Tucked away in a rural corner of America just at the edge of the woods sits a small, unassuming red house. You would be forgiven for going right by the house without even noticing it. If, however, you peeked in the window as you drove by, you might just catch a brilliant splash of color, and just maybe a word or phrase jumping out at you. If you were to stop and step inside, you would be welcomed by a rather unique spectacle. It is a house like any other, decorated tastefully and well kept—with one very unusual feature. The ceiling, from wall to wall throughout, is plastered with stunning World War 2 era posters. Posters that proclaim “He’s In the Silent Service—Are You?” and “In an Air Raid What Motorists Must Do” and “Help Britain Finish the job!” There are also travel posters, such as “See the Glories of the Milford Track” and “Winter in Oslo Norway.” There are even some Alpargatas posters from the famous Argentenian illustrator Florencio Molina Campos.
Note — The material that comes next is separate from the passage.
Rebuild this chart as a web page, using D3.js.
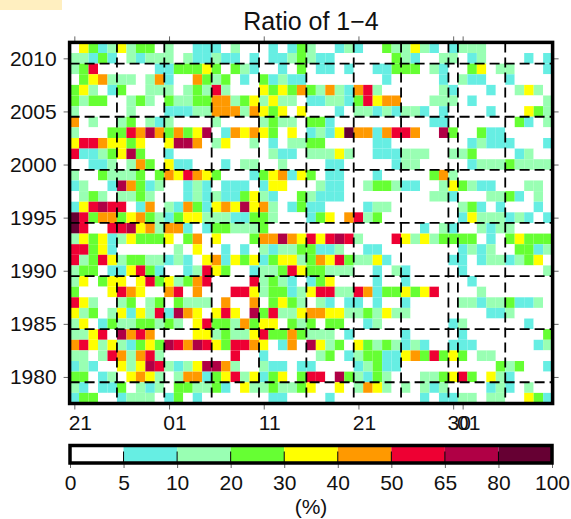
<!DOCTYPE html>
<meta charset="utf-8">
<style>
  body { margin: 0; background: #fff; }
  svg { display: block; font-family: "Liberation Sans", Arial, sans-serif; }
  .axis path { display: none; }
  .axis line { stroke: #666; stroke-width: 1; }
  .axis text { fill: #111; font-size: 21px; font-family: "Liberation Sans", Arial, sans-serif; }
</style>
<body>
<svg width="571" height="519"></svg>
<script src="https://d3js.org/d3.v7.min.js"></script>
<script>
var years = [2011,2010,2009,2008,2007,2006,2005,2004,2003,2002,2001,2000,1999,1998,1997,1996,1995,1994,1993,1992,1991,1990,1989,1988,1987,1986,1985,1984,1983,1982,1981,1980,1979,1978];

// one row per year, one value (%) per day from 21 Jun to 10 Aug
var v2011 = [0,35,25,7,15, 35,15,25,25,0, 15,0,0,7,7, 7,0,15,0,0, 0,7,0,7,25, 15,0,0,7,15, 7,0,0,25,15, 15,35,15,7,0, 7,15,15,15,0, 0,0,0,0,0, 0];
var v2010 = [15,15,7,25,7, 0,15,7,15,15, 15,0,15,7,7, 15,7,7,0,7, 0,7,7,15,25, 15,7,7,0,0, 0,0,0,0,25, 15,7,0,0,15, 15,0,7,15,0, 0,0,0,7,0, 7];
var v2009 = [15,25,57,0,0, 0,0,0,0,7, 7,25,25,25,35, 25,0,25,15,7, 0,0,7,0,25, 0,7,7,0,7, 0,0,7,7,25, 25,25,0,15,7, 0,0,25,35,0, 15,15,0,0,0, 7];
var v2008 = [0,25,35,45,15, 15,15,0,15,45, 7,0,0,45,25, 15,25,0,7,0, 25,7,15,7,7, 0,0,0,0,0, 0,0,0,7,0, 0,0,0,0,7, 0,15,7,7,0, 0,7,0,0,0, 0];
var v2007 = [25,35,15,0,7, 25,0,0,15,15, 15,0,15,25,15, 57,15,0,0,0, 35,25,35,25,45, 25,15,45,15,7, 45,57,15,0,0, 0,0,0,0,15, 7,0,0,0,7, 0,0,15,35,15, 0];
var v2006 = [25,15,25,25,0, 0,15,25,15,0, 25,15,15,25,25, 45,45,15,25,35, 15,35,15,15,0, 7,7,15,15,7, 25,57,35,45,45, 0,0,0,15,15, 15,0,7,0,0, 0,0,0,0,0, 15];
var v2005 = [15,0,0,0,0, 0,15,0,0,0, 7,7,7,15,15, 45,45,45,15,45, 35,25,35,0,35, 0,0,0,7,0, 15,15,7,15,7, 15,15,7,0,7, 0,0,0,0,7, 0,0,0,35,25, 15];
var v2004 = [45,0,15,0,0, 15,25,0,15,7, 15,0,0,0,0, 15,0,0,0,0, 15,25,15,15,0, 25,25,7,0,0, 0,0,0,0,0, 0,0,0,7,7, 0,0,0,0,0, 0,0,25,7,0, 15];
var v2003 = [15,0,0,0,25, 25,57,45,72,45, 25,45,25,35,72, 0,7,45,35,45, 35,25,0,35,0, 7,15,7,35,90, 45,45,7,45,57, 57,45,0,0,72, 25,0,0,25,7, 7,0,0,0,0, 0];
var v2002 = [35,57,57,45,35, 35,25,35,0,0, 35,72,72,45,0, 15,35,0,0,15, 0,7,0,15,15, 25,25,0,0,0, 0,0,7,7,0, 0,0,0,0,0, 0,0,7,15,7, 7,7,0,0,0, 7];
var v2001 = [57,7,7,15,25, 35,72,25,0,0, 7,0,0,0,0, 0,0,0,0,0, 0,15,7,7,0, 15,15,15,35,15, 0,0,7,7,7, 15,15,15,0,0, 15,15,25,0,0, 0,0,7,15,0, 0];
var v2000 = [0,0,7,7,15, 0,15,45,25,0, 35,7,7,0,0, 0,7,0,15,15, 0,0,15,0,0, 0,0,7,7,0, 0,0,0,0,7, 15,15,0,0,0, 0,0,7,15,15, 15,25,15,15,15, 15];
var v1999 = [15,0,0,25,15, 15,15,25,0,25, 45,35,57,45,35, 25,0,0,0,7, 25,35,45,7,35, 25,0,7,7,0, 0,0,7,0,0, 0,0,0,25,45, 15,0,0,0,0, 0,0,0,0,0, 0];
var v1998 = [7,15,0,0,7, 72,45,25,7,15, 0,0,7,15,7, 0,7,7,7,0, 7,35,35,0,0, 0,15,7,7,0, 0,15,25,25,15, 7,7,0,0,15, 35,25,15,7,7, 0,0,0,15,15, 0];
var v1997 = [0,15,25,15,0, 15,15,25,15,0, 0,0,7,15,7, 15,7,7,25,35, 15,7,0,0,25, 15,7,7,7,0, 0,0,0,0,0, 0,0,0,15,15, 7,0,0,0,15, 15,25,7,0,15, 0];
var v1996 = [7,35,57,72,57, 57,0,7,45,0, 15,7,45,25,7, 35,45,35,72,35, 45,15,0,7,25, 7,7,0,0,0, 0,7,15,15,0, 0,0,0,0,0, 0,15,25,7,0, 7,0,0,0,7, 0];
var v1995 = [90,57,25,45,45, 25,35,45,25,15, 7,25,35,35,15, 15,15,7,7,25, 25,15,0,0,0, 7,25,35,0,45, 57,15,25,0,0, 0,0,0,0,0, 0,7,35,15,15, 15,7,15,7,0, 7];
var v1994 = [90,57,0,0,57, 57,72,35,45,15, 45,45,7,0,7, 25,25,15,15,15, 25,0,0,0,0, 0,0,0,0,0, 0,0,0,0,0, 0,0,7,0,15, 7,0,0,15,7, 15,15,0,0,0, 0];
var v1993 = [15,35,25,35,7, 15,35,25,25,25, 35,0,25,45,0, 35,0,0,0,25, 45,45,72,45,35, 57,35,57,72,57, 15,0,0,0,57, 35,15,35,15,25, 25,25,25,0,7, 0,25,35,25,25, 25];
var v1992 = [57,57,25,35,7, 0,0,0,0,0, 0,15,0,35,0, 0,7,0,7,0, 15,7,15,15,25, 25,7,7,15,0, 0,7,7,0,0, 0,0,0,0,0, 0,7,15,7,15, 0,0,25,25,7, 15];
var v1991 = [57,15,25,57,35, 15,25,25,15,15, 7,15,7,0,35, 45,7,35,25,35, 7,25,35,35,15, 25,45,35,57,25, 15,15,35,7,0, 0,0,0,0,0, 7,7,0,7,15, 15,7,15,25,35, 0];
var v1990 = [15,25,25,0,7, 7,35,57,25,7, 0,0,7,15,57, 35,25,0,0,7, 15,15,25,57,35, 25,25,15,15,15, 0,0,7,0,15, 7,0,0,0,0, 0,7,0,0,0, 0,0,0,0,0, 15];
var v1989 = [15,35,0,25,35, 35,0,35,57,25, 35,15,25,45,57, 0,0,0,0,57, 15,25,15,7,0, 7,25,35,0,0, 0,0,7,0,0, 7,0,0,0,0, 0,0,7,0,0, 0,0,0,0,0, 0];
var v1988 = [25,0,0,0,35, 57,45,35,0,0, 45,57,0,45,0, 0,0,57,57,35, 15,25,25,7,15, 35,57,57,15,15, 57,45,7,25,25, 35,25,35,57,0, 0,0,0,15,0, 0,0,0,0,0, 0];
var v1987 = [57,35,15,0,0, 15,25,0,15,25, 0,25,15,15,15, 0,45,0,0,45, 0,25,35,25,15, 0,15,7,0,7, 7,0,7,0,0, 7,0,0,0,0, 0,15,15,7,15, 15,25,7,7,15, 0];
var v1986 = [35,15,25,0,15, 35,7,35,15,57, 7,72,45,35,0, 35,57,35,0,72, 25,57,15,15,35, 45,45,35,35,15, 15,25,15,35,15, 15,0,0,0,0, 0,0,0,0,7, 7,15,0,0,0, 0];
var v1985 = [15,35,0,7,25, 15,15,25,25,15, 25,15,0,35,57, 25,25,15,45,25, 35,35,0,25,15, 25,0,25,25,0, 0,7,15,0,0, 0,0,0,0,0, 7,15,0,0,0, 0,0,0,7,0, 0];
var v1984 = [15,15,35,57,0, 72,45,57,45,0, 0,0,0,35,35, 15,25,15,15,35, 57,25,25,45,25, 15,15,15,0,7, 0,0,0,0,0, 7,0,0,0,0, 0,7,0,0,0, 0,0,0,0,0, 25];
var v1983 = [45,57,35,15,35, 15,7,25,35,25, 72,57,45,72,57, 35,25,57,57,45, 35,0,7,45,0, 72,35,15,25,0, 35,25,15,25,15, 7,15,7,0,0, 7,7,7,0,0, 0,0,0,0,7, 15];
var v1982 = [15,15,0,15,57, 45,15,45,57,15, 0,0,0,0,0, 0,0,57,0,0, 7,0,0,0,0, 0,15,25,0,7, 15,25,25,7,7, 35,45,25,57,25, 35,25,0,15,15, 0,0,0,0,0, 0];
var v1981 = [7,15,7,0,0, 35,15,35,72,57, 15,7,15,35,72, 72,45,15,0,0, 15,7,7,0,7, 7,0,0,0,0, 7,15,25,7,7, 0,0,0,0,0, 0,0,0,0,0, 25,15,25,0,0, 7];
var v1980 = [25,25,0,7,15, 0,35,45,35,15, 0,15,45,45,7, 25,35,57,15,35, 7,25,35,0,25, 57,57,0,72,25, 15,7,25,15,0, 0,0,15,15,25, 35,57,25,0,35, 15,7,0,0,0, 0];
var v1979 = [15,7,0,7,7, 25,0,15,7,15, 0,25,25,15,15, 25,7,0,35,15, 15,25,15,15,25, 35,0,0,35,0, 15,45,35,15,0, 15,0,15,7,15, 0,0,0,0,7, 15,7,0,15,0, 0];
var v1978 = [7,25,25,0,0, 7,15,15,15,0, 7,25,0,7,0, 0,0,0,0,0, 0,7,7,0,0, 0,0,7,0,0, 0,0,0,0,0, 0,0,7,0,7, 7,15,15,0,15, 15,0,0,35,25, 7];

var rows = [v2011,v2010,v2009,v2008,v2007,v2006,v2005,v2004,v2003,v2002,v2001,v2000,v1999,v1998,v1997,v1996,v1995,v1994,v1993,v1992,v1991,v1990,v1989,v1988,v1987,v1986,v1985,v1984,v1983,v1982,v1981,v1980,v1979,v1978];

var yearTicks = [2010, 2005, 2000, 1995, 1990, 1985, 1980];
var dayTicks = [0.5, 10.5, 20.5, 30.5, 40.5, 41.5];
var dayLabels = ["21", "01", "11", "21", "30", "01"];
var dayBreaks = [5, 10, 15, 20, 25, 30, 35, 40, 41, 46];
var yearBreaks = [2009.5, 2004.5, 1999.5, 1994.5, 1989.5, 1984.5, 1979.5];
var classLimits = [5, 10, 20, 30, 40, 50, 65, 80];
var classLabels = ["0", "5", "10", "20", "30", "40", "50", "65", "80", "100"];
var classColors = ["#ffffff", "#66eee3", "#99ffb3", "#66ff33", "#ffff00", "#ff9900", "#ee0033", "#b00045", "#660033"];

var svg = d3.select("svg");

var x = d3.scaleLinear().domain([0, 51]).range([69.6, 552.6]);
var y = d3.scaleLinear().domain([1977.5, 2011.5]).range([403.5, 42.4]);
var color = d3.scaleThreshold().domain(classLimits).range(classColors);

// the pale patch in the top corner of the page
svg.append("rect").attr("width", 62).attr("height", 10).attr("fill", "#ffefc0");

svg.append("clipPath").attr("id", "plot").append("rect")
  .attr("x", x(0)).attr("y", y(2011.5))
  .attr("width", x(51) - x(0)).attr("height", y(1977.5) - y(2011.5));

var plot = svg.append("g").attr("clip-path", "url(#plot)");

rows.forEach(function(row, r) {
  plot.selectAll(".y" + years[r])
    .data(row)
    .enter().append("rect")
    .attr("class", "y" + years[r])
    .attr("x", function(d, i) { return x(i); })
    .attr("y", y(years[r] + 0.5))
    .attr("width", function(d, i) { return x(i + 1) - x(i); })
    .attr("height", y(years[r] - 0.5) - y(years[r] + 0.5))
    .attr("fill", function(d) { return color(d); });
});

plot.selectAll(".vdash")
  .data(dayBreaks)
  .enter().append("line")
  .attr("class", "vdash")
  .attr("x1", function(d) { return x(d); }).attr("x2", function(d) { return x(d); })
  .attr("y1", y(2011.5)).attr("y2", y(1977.5));

plot.selectAll(".hdash")
  .data(yearBreaks)
  .enter().append("line")
  .attr("class", "hdash")
  .attr("x1", x(0)).attr("x2", x(51))
  .attr("y1", function(d) { return y(d); }).attr("y2", function(d) { return y(d); });

plot.selectAll("line")
  .attr("stroke", "#000")
  .attr("stroke-width", 1.8)
  .attr("stroke-dasharray", "10 5");

svg.append("g").attr("class", "axis")
  .attr("transform", "translate(" + x(0) + ",0)")
  .call(d3.axisLeft(y).tickValues(yearTicks).tickFormat(d3.format("d")).tickSize(6).tickPadding(7));

svg.append("g").attr("class", "axis")
  .attr("transform", "translate(" + x(51) + ",0)")
  .call(d3.axisRight(y).tickValues(yearTicks).tickSize(6).tickFormat(""));

var dayAxis = svg.append("g").attr("class", "axis")
  .attr("transform", "translate(0," + y(1977.5) + ")")
  .call(d3.axisBottom(x).tickValues(dayTicks).tickSize(6).tickPadding(6)
    .tickFormat(function(d, i) { return dayLabels[i]; }));
// day labels sit a little to the right of their ticks
dayAxis.selectAll("text").attr("dx", 5.5);

svg.append("g").attr("class", "axis")
  .attr("transform", "translate(0," + y(2011.5) + ")")
  .call(d3.axisTop(x).tickValues(dayTicks).tickSize(6).tickFormat(""));

svg.append("rect")
  .attr("x", x(0)).attr("y", y(2011.5))
  .attr("width", x(51) - x(0)).attr("height", y(1977.5) - y(2011.5))
  .attr("fill", "none").attr("stroke", "#000").attr("stroke-width", 3.5);

svg.append("text")
  .attr("x", 311).attr("y", 30)
  .attr("text-anchor", "middle")
  .attr("font-size", 25).attr("fill", "#111")
  .text("Ratio of 1\u22124");

// colour bar
var barTop = 445.5, barBottom = 463;
var bar = d3.scalePoint().domain(classLabels).range([70, 552]);

svg.selectAll(".swatch")
  .data(classColors)
  .enter().append("rect")
  .attr("class", "swatch")
  .attr("x", function(d, i) { return bar(classLabels[i]); })
  .attr("y", barTop)
  .attr("width", bar.step())
  .attr("height", barBottom - barTop)
  .attr("fill", function(d) { return d; });

var barAxis = svg.append("g").attr("class", "axis")
  .attr("transform", "translate(0," + barBottom + ")")
  .call(d3.axisBottom(bar).tickSize(5).tickPadding(7));
barAxis.selectAll("line").attr("stroke", "#000");

svg.selectAll(".inner")
  .data(classLabels.slice(1, -1))
  .enter().append("line")
  .attr("class", "inner")
  .attr("x1", function(d) { return bar(d); }).attr("x2", function(d) { return bar(d); })
  .attr("y1", barTop + 6).attr("y2", barBottom)
  .attr("stroke", "#000").attr("stroke-width", 1);

svg.append("rect")
  .attr("x", 70).attr("y", barTop)
  .attr("width", 482).attr("height", barBottom - barTop)
  .attr("fill", "none").attr("stroke", "#000").attr("stroke-width", 3.5);

svg.append("text")
  .attr("x", 311).attr("y", 514)
  .attr("text-anchor", "middle")
  .attr("font-size", 21).attr("fill", "#111")
  .text("(%)");
</script>
</body>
The ceiling, in its total effect, seems to resemble what a world traveler or maybe a spy might have created if they were a teenager spreading posters across their wall. But the art of these posters, and the quality of design, is not chintzy or kitschy. It is gorgeous. It is a crash course in design. And I am delighted to share some of those images with you.

Please note that this house is a private residence I happened to encounter, and as it is not open to the public the location is intentionally omitted from the description.